No, it was just butt-ugly and that's all there is to say about it. Looking at it now sets my teeth on edge: it has a face on it like a robot from Hell.

It looks hostile. It looks aggressive. It looks like some good ol' boy fired up on corn squeezin's and toting a slingshot and a bag o'rocks.

YICK.

The more I watched this video, which I picked for the elegant chrome-laden, turquoise-and-white decor that sums up the '50s, the more I realized it wasn't an Edsel ad at all, but some guy driving his vintage Edsel with some other guy filming it. The other guy's rear-view mirror just kept showing and the cars in the other lanes were too recent. But I don't want to change it cuz the other ads all run about 8 1/2 minutes and feature Bing Crosby, and I couldn't stand that, I'd have a seizure on the spot. It's bad enough even thinking about these automotive nightmares.

This is the kind-of-a-thing that caused Stephen King to write that, you know, that BOOK, and inspired nightmarish TV shows like My Mother the Car.




The name Edsel has come to be synonymous with failure on a great and embarrassing level. But there's so much ugly on it, let's call it Synonymous with Shit-awful, old, chromy, boxy, monster-faced Car-Ideas that whoever thought of it should have shoved so far down their throat it would come out the other side. Or something like that.

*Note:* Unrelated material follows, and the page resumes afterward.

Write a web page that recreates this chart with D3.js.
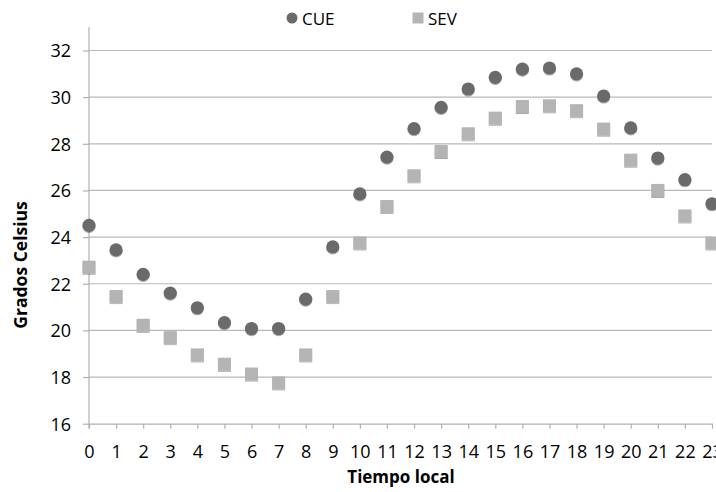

Coda. I hate research more than I hate worms, but I had to include this tasty snippet from Wiki:

The Edsel is best remembered for its trademark "horsecollar" or toilet seat grille, which was quite distinct from other cars of the period. According to a popular joke at the time, the Edsel "resembled an Oldsmobile sucking a lemon".[11] Some have speculated that the car failed to sell because its grille resembled a vulva.[12]





The Edsel's front-end ensemble as it eventually appeared bore little resemblance, if any, to the original concept. Roy Brown, the original chief designer on the Edsel project, had envisioned a slender, almost delicate opening in the center. Engineers, fearing engine cooling problems, vetoed the intended design, which led to the now-infamous "horsecollar."